Virgo | Aug 23–Sep 22 Summer is all about playing Nintendo, watching Janet Jackson videos and swimming in your neighbors’ pool all day, but now summer is over. It’s time to fill your backpack with fresh new markers because your life is changing by leaps and bounds these days—more leaps, than bounds, of course, because no one is lighter on their feet than you. (Except maybe that one time, but we won’t count that.) You’re always on the verge of something, Virgo.
Libra |Sep 23–Oct 22 I know what you’re thinking, Libra. You’re thinking about fresh starts and new climates and not-yet-reached, or even realized, life goals. But that’s big picture stuff. Focus on happy hour and Britney Spears (WWBD?). Keep it simple. Get the bunny.
Scorpio | Oct 23–Nov 21 You know that Simon and Garfunkel song? The one where they talk about being lost and empty and aching but not knowing why? That song always makes me think of you. And about how Art Garfunkel really did not get enough credit for how well he dressed. But I digress: You should really start smoking again, Scorpio. It suited you.
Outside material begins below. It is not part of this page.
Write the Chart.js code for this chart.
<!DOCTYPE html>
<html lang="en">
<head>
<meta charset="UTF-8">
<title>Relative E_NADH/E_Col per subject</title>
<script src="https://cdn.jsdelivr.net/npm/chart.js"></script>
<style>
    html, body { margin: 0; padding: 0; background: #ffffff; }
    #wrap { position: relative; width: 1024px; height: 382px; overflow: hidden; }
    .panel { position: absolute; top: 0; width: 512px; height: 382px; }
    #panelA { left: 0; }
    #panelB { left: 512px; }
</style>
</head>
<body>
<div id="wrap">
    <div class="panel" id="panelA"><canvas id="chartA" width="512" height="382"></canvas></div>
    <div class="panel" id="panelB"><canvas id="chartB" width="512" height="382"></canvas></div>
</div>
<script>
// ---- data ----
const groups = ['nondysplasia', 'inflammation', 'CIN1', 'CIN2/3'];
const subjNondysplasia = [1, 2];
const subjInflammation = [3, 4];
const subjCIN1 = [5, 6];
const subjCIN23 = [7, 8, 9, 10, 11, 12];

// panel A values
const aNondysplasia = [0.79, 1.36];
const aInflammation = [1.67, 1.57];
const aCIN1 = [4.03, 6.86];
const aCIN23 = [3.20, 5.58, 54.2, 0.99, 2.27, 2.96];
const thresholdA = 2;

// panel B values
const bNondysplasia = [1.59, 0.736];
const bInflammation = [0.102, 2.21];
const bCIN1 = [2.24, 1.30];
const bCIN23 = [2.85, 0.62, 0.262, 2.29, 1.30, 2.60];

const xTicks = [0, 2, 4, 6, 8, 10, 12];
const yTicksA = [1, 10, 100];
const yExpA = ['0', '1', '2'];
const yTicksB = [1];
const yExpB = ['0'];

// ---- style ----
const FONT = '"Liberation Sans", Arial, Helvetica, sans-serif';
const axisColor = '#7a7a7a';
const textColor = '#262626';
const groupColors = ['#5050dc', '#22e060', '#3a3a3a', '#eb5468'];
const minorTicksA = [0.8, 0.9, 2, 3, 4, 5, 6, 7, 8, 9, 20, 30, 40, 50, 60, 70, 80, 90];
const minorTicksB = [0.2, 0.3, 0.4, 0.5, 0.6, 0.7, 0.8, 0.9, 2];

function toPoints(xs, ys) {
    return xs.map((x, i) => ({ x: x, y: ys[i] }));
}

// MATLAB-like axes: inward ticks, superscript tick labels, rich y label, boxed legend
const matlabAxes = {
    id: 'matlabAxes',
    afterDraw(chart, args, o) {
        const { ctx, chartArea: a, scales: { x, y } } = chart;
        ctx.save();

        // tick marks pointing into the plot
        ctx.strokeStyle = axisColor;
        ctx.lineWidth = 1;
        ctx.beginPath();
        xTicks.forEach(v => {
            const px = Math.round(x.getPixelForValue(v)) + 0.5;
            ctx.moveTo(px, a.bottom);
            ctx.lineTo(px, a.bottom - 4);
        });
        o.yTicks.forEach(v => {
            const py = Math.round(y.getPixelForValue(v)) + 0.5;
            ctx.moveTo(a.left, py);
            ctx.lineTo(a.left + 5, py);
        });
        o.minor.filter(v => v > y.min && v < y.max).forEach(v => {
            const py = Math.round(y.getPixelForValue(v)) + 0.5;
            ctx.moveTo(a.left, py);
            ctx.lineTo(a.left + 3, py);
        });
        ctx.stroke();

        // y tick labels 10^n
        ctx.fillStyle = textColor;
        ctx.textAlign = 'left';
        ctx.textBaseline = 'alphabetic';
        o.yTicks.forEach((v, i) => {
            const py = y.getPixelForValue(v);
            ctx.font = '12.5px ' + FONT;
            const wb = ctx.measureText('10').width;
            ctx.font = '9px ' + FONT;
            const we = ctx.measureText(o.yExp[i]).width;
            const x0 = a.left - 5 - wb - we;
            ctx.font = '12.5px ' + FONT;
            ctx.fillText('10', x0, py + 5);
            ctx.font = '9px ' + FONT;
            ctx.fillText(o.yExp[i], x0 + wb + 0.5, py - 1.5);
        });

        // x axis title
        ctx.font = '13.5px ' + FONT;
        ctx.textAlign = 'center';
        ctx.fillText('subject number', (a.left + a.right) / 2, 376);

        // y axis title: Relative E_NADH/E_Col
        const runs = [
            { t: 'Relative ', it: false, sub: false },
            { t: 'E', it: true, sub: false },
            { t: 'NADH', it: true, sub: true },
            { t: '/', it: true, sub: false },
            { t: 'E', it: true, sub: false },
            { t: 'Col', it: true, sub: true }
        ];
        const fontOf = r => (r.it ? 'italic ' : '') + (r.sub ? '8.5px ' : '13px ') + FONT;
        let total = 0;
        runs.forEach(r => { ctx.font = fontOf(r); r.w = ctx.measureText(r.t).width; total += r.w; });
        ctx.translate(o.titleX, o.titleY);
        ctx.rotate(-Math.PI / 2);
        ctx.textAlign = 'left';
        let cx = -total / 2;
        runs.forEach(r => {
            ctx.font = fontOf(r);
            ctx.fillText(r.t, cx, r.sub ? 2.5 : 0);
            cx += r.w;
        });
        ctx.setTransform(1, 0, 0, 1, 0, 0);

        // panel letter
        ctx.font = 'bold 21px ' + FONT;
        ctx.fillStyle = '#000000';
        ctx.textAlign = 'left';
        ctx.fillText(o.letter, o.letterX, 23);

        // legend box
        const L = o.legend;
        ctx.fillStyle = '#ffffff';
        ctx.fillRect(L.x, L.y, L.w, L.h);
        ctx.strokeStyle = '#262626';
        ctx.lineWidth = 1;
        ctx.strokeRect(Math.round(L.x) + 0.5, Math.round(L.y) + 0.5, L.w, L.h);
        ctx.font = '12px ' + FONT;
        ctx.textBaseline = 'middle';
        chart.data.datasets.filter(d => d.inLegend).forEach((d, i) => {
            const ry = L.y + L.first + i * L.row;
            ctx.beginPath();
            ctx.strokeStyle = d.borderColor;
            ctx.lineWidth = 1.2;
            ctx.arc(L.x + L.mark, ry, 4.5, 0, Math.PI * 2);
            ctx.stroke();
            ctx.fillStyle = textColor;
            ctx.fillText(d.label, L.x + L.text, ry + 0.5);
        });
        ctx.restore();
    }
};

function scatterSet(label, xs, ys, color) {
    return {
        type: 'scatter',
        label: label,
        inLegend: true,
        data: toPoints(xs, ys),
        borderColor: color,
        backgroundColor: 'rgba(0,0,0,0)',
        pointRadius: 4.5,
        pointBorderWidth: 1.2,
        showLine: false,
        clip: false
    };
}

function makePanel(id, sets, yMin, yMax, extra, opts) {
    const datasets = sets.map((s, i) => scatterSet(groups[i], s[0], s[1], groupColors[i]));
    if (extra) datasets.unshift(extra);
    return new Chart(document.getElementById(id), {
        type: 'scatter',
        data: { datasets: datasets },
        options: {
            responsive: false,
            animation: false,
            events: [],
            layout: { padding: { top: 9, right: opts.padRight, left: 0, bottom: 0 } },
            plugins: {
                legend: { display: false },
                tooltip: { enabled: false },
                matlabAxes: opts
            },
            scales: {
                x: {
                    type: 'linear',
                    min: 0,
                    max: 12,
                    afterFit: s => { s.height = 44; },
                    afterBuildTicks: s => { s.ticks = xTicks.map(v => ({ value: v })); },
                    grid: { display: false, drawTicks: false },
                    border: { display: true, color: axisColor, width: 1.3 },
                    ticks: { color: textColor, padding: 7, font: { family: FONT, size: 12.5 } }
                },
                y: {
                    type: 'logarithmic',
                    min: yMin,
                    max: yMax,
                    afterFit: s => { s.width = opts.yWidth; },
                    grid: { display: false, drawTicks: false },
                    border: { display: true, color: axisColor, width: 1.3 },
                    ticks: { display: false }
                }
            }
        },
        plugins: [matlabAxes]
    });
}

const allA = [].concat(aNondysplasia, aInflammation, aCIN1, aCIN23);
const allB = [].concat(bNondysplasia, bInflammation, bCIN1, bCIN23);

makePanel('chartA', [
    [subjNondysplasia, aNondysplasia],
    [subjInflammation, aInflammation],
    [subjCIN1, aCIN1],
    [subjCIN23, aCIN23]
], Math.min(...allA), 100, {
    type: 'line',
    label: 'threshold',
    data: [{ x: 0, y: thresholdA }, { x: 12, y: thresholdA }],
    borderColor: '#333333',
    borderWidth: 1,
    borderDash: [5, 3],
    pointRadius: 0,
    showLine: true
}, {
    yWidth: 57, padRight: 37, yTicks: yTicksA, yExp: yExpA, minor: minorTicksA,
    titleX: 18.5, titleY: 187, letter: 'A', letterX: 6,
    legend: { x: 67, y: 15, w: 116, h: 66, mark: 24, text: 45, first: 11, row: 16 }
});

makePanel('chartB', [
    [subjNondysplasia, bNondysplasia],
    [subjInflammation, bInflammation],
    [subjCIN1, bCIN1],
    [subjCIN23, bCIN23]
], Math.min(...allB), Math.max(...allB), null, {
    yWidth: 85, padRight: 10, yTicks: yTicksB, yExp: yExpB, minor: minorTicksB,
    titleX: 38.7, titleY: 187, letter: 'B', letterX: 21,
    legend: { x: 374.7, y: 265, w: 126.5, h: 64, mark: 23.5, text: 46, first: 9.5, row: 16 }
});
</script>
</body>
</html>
Sagittarius | Nov 22–Dec 21 Do you ever feel like you’re running the last leg of a relay race and everyone else on your team went home already? Chin up, Sagittarius; this is the month that you get to write your own future. (Puppies and love for all? Puppies and love for all.)
Capricorn | Dec 22–Jan 19 You’ve always been the middle wolf in a parade of wolves, Capricorn: following in order but howling wildly, relishing the organized chaos. But now father wolf is leaving the pack, and it’s a new chapter. Sad and scary but sweet and freeing, like Michael Phelps’ final race. He won gold in that, Capricorn, don’t forget. GOLD.
Aquarius | Jan 20–Feb 18 Sometimes you order a Hawaiian pizza and it doesn’t come. So the next next thing you should do is methodically plot to destroy Papa John’s, right? Wrong, Aquarius. Think about what is worth getting mad about. Channel your energy into a project, and definitely get a hammock.
Pisces | Feb 19–Mar 20 Be conscientious, Pisces. You may think you’re ‘not having that much to drink’, but it’s a lie. A lie! The hangover will not be fun. But don’t fret too much: a hot shower and a good sandwich are your truest antidote. The unclear will soon be clear, and you’ll feel like your jubilant self again in no time.
Aries | Mar 21–Apr 19 Where you lead, I will follow, Aries, even though life has been like ’Oy, with the poodles, already!’ But with this new season, I feel a change. Like turning the page in an unedited manuscript that is all yours to accept or deny (just the way you like it). You’re all limbered up from all that hot yoga and you’re ready to get moving. No one is going to be gummin’ it all up for you now.
Taurus | Apr 20–May 20 What did you do now, Taurus? Did you recently ghost someone? Someone maybe you said you cared a lot about and then left at the “…” of a text? I bet you are regretting that now. Because, like you said, that person really had it all. But it’s ok, you’re just a bit too stubborn to give up your lavish single life. Just go out, get another drink and don’t worry about it all so much.
Gemini | May 21–Jun 21 Well would you look at that, Gemini? Seems the tables have turned. It’s a new era. The torch has been passed, if you will. What could possibly come of this? We’ll see, but in the meantime, let’s enjoy the end of baseball season with a Lime-A-Rita or two.
Cancer | Jun 22–Jul 22 Oh, crabby Cancer. Stop complaining about your current situation and trust that the stars will lead the way. You should definitely leave that one person alone who you keep pestering, or else you might end up on the opposite coast. Actually, that wouldn’t be such a bad thing, at all.
Leo | July 23–Aug 22 A strange thing happened recently: you got exactly what you wanted. So, the path forks here. You might be anxious, already, to try something new; but that’s not the answer. Look at what you’ve neglected while you worked to get where you are. Attend to that, and start to have fun. Remember that feeling? It’s a great time.